Similarly, India’s Junior IT Minister and tech entrepreneur Rajeev Chandrasekhar supports the new data breach reporting rule. He adds that technology companies have an obligation to know who is using their services, and there will be no change to these rules.

He argues that India is being generous, as some countries mandate immediate reporting on the spot. Chandrasekhar told reporters, “If you don’t want to go by these rules, and if you want to pull out, then frankly... you have to pull out.“

Learn about the average cost of a data breach in India.

Other Changes

While the six-hour data breach reporting rule stole the limelight, India’s 70B addition to The Information Technology Act, 2000 has other ramifications. 

Maintaining KYC (Know Your Customer) Records

Data centers, cloud service providers like Amazon, virtual private servers, virtual private networks, VPN service providers, and other operators are obliged to register and retain the data and info of customers for five years, even if they no longer use their services. Here’s a list of what they’re supposed to keep:

  • Validated names of subscribers/customers hiring the services;
  • Validated contact numbers and addresses;
  • IP addresses;
  • Emails;
  • Period of hire dates and time stamps of registration/on-boarding;
  • Reasons for engaging service use;
  • Ownership patterns;
  • and other information/data on customers.

Learn the difference between VPNs and Proxy Servers.

Similarly, the crypto sector comprising virtual asset exchanges, custodian wallet providers, and various cryptocurrency services must maintain a KYC (know your customer) records policy and financial transactions for five years.

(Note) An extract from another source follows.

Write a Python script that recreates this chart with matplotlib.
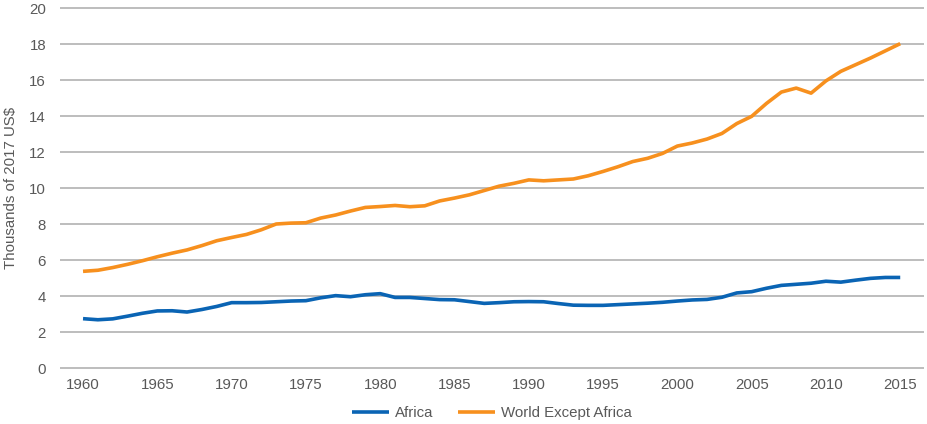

This is a tell-tale sign that Indian authorities are cracking down on cryptocurrency money laundering schemes.

Synchronizing Systems to NTP Servers

The Indian entities that are covered by the new directive are also obliged to synchronize their systems to NTP Servers (network time protocol servers), which are provided and maintained by India’s National Informatics Centre (NIC) or that of the National Physical Laboratory (NPL) and synchronize their system clocks with them.

The reason for these reporting requirements was not explained, but presumably, it’s for better coordination and to make it easier for CERT-In to log and analyze the data reports.

The National Informatics Center, which holds most Govt. servers, has previously been a target of multiple phishing attacks in which the emails, IDs, and personal data of Indian Government officials have been compromised.